Ironically however, she says she was struck by how ‘beautiful’ in the widest sense of the word, all these young women were.
“They are all strong, smart and confident, and many of them see social media not just as an insidious way of promoting idealised images, but as a forum for resisting and subverting these ideas as well.
“I truly believe that young women today are not silent victims of visual texts, but very much have minds of their own; something I discovered hearing the strong stories they shared with me, and which inspired me as a researcher.”
She says Evie Kemp, a New Zealand artist and a huge figure on social media, sent her a very positive sentiment during an Instagram chat which she will be using as an opening in one of her chapters. Evie wrote:
“I think that's what is so awesome about social media, used right we foster this community and I log in and I'm scrolling positive, realistic, inspirational and motivational images, whether they’re quotes, deeper stuff or just a nice image where everyone is saying nice things.

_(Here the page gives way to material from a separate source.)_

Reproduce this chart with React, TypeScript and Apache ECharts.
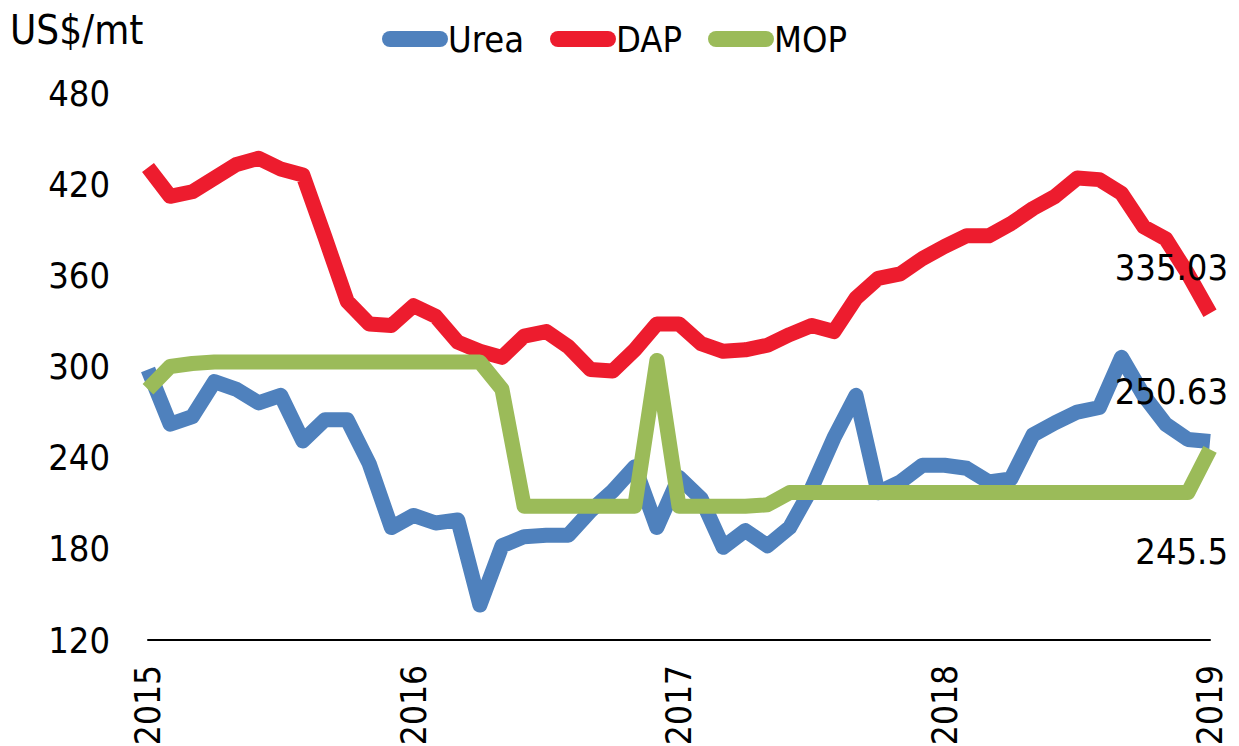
import React, { useEffect, useRef } from "react";
import * as echarts from "echarts";

const years = ["2015", "2016", "2017", "2018", "2019"];
const months = ["01", "02", "03", "04", "05", "06", "07", "08", "09", "10", "11", "12"];
const categories: string[] = [];
for (let y = 0; y < 4; y++) for (const m of months) categories.push(`${years[y]}-${m}`);
categories.push("2019-01");

const urea = [
  298, 262, 267, 290, 285, 276, 281, 251, 265, 265, 236, 194,
  202, 197, 199, 143, 182, 188, 189, 189, 205, 218, 234, 194,
  227, 213, 181, 192, 182, 194, 220, 253, 281, 217, 224, 235,
  235, 233, 224, 226, 255, 263, 270, 273, 306, 281, 262, 252,
  250.63,
];
const dap = [
  431, 412, 415, 424, 433, 437, 430, 426, 385, 343, 328, 327,
  340, 333, 316, 310, 306, 320, 323, 313, 298, 297, 311, 328,
  328, 315, 310, 311, 314, 321, 327, 323, 345, 358, 361, 371,
  379, 386, 386, 394, 404, 412, 424, 423, 414, 392, 384, 361,
  335.03,
];
const mop = [
  285, 300, 302, 303, 303, 303, 303, 303, 303, 303, 303, 303,
  303, 303, 303, 303, 285, 208, 208, 208, 208, 208, 208, 304,
  208, 208, 208, 208, 209, 217, 217, 217, 217, 217, 217, 217,
  217, 217, 217, 217, 217, 217, 217, 217, 217, 217, 217, 217,
  245.5,
];
const yTicks = { min: 120, max: 480, interval: 60 };

const FONT = "'Liberation Sans Narrow', 'Arial Narrow', 'DejaVu Sans Condensed', sans-serif";

function withEndLabel(values: number[], offset: [number, number]) {
  return values.map((v, i) =>
    i === values.length - 1
      ? {
          value: v,
          label: {
            show: true,
            position: "inside",
            align: "right",
            verticalAlign: "middle",
            offset,
            formatter: String(v),
            fontSize: 36,
            fontFamily: FONT,
            color: "#000",
          },
        }
      : v
  );
}

export default function App() {
  const ref = useRef<HTMLDivElement>(null);
  useEffect(() => {
    if (!ref.current) return;
    const chart = echarts.init(ref.current, undefined, { renderer: "svg" });
    const lineBase = (name: string, color: string, data: any[]) => ({
      name,
      type: "line",
      data,
      symbol: "circle",
      symbolSize: 0.01,
      showSymbol: true,
      itemStyle: { color },
      lineStyle: { color, width: 15, cap: "butt", join: "round" },
      emphasis: { disabled: true },
    });
    chart.setOption({
      animation: false,
      backgroundColor: "#fff",
      title: {
        text: "US$/mt",
        left: 5,
        top: 5,
        textStyle: { fontSize: 40, fontWeight: "normal", fontFamily: FONT, color: "#000" },
      },
      legend: {
        left: 377,
        top: 16,
        itemWidth: 66,
        itemHeight: 16,
        itemGap: 26,
        icon: "path://M8,0 H58 A8,8 0 0 1 58,16 H8 A8,8 0 0 1 8,0 Z",
        textStyle: { fontSize: 36, fontFamily: FONT, color: "#000", padding: [0, 0, 0, -5] },
        data: [
          { name: "Urea", itemStyle: { color: "#4F81BD" } },
          { name: "DAP", itemStyle: { color: "#ED1C2E" } },
          { name: "MOP", itemStyle: { color: "#9BBB59" } },
        ],
      },
      grid: { left: 148, right: 29, top: 93, bottom: 106, containLabel: false, outerBoundsMode: "none" },
      xAxis: {
        type: "category",
        data: categories,
        boundaryGap: false,
        axisLine: { lineStyle: { color: "#000", width: 2 } },
        axisTick: { show: false },
        axisLabel: {
          interval: 11,
          rotate: 90,
          margin: 25,
          fontSize: 35,
          fontFamily: FONT,
          color: "#000",
          formatter: (v: string) => v.slice(0, 4),
        },
        splitLine: { show: false },
      },
      yAxis: {
        type: "value",
        min: yTicks.min,
        max: yTicks.max,
        interval: yTicks.interval,
        axisLine: { show: false },
        axisTick: { show: false },
        splitLine: { show: false },
        axisLabel: { margin: 38, fontSize: 36, fontFamily: FONT, color: "#000" },
      },
      series: [
        lineBase("Urea", "#4F81BD", withEndLabel(urea, [18, -50])),
        lineBase("DAP", "#ED1C2E", withEndLabel(dap, [18, -46])),
        lineBase("MOP", "#9BBB59", withEndLabel(mop, [18, 102])),
      ],
    });
    return () => chart.dispose();
  }, []);
  return (
    <div
      ref={ref}
      style={{ position: "fixed", left: 0, top: 0, width: 1239, height: 746, background: "#fff" }}
    />
  );
}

It grows in us and crowds out the fear because in the real world, we're less able to surround ourselves with such an open minded bunch.”
Another aspect of her research is an analysis of the different media stereotypes bombarding girls from a very young age.
“Little girls go from seeing Disney princesses as the ideal of beauty, right through to teen magazines and then the Instagrammers get them, most of whom use various features and filters to manipulate their own images,” she says.
Doing her PhD at the Faculty of Education and Social Work, Ms Vasilyeva is using a feminist cultural studies framework for her research, drawing on the work of British-Jamaican sociologist Stuart Hall and British cultural theorist Angela McRobbie, whose work combines the study of popular culture, contemporary media practices and feminism.
“Cultural studies, viewed through the lenses of feminist theorists, attempts to provide insights into the concept of, and experiences of the body. What brings all of them together is an attempt to examine how representation influences our ideas of idealised bodies and how people live those ideas (or develop different ones) through their experiences of their own and other’s bodies.”
Originally from Russia, Anna Vasilyeva did her undergraduate degree in English and French linguistics at Moscow State Forest University and completed her masters in global communication at Bangkok University in Thailand. She is hoping to complete her thesis in November and graduate next year.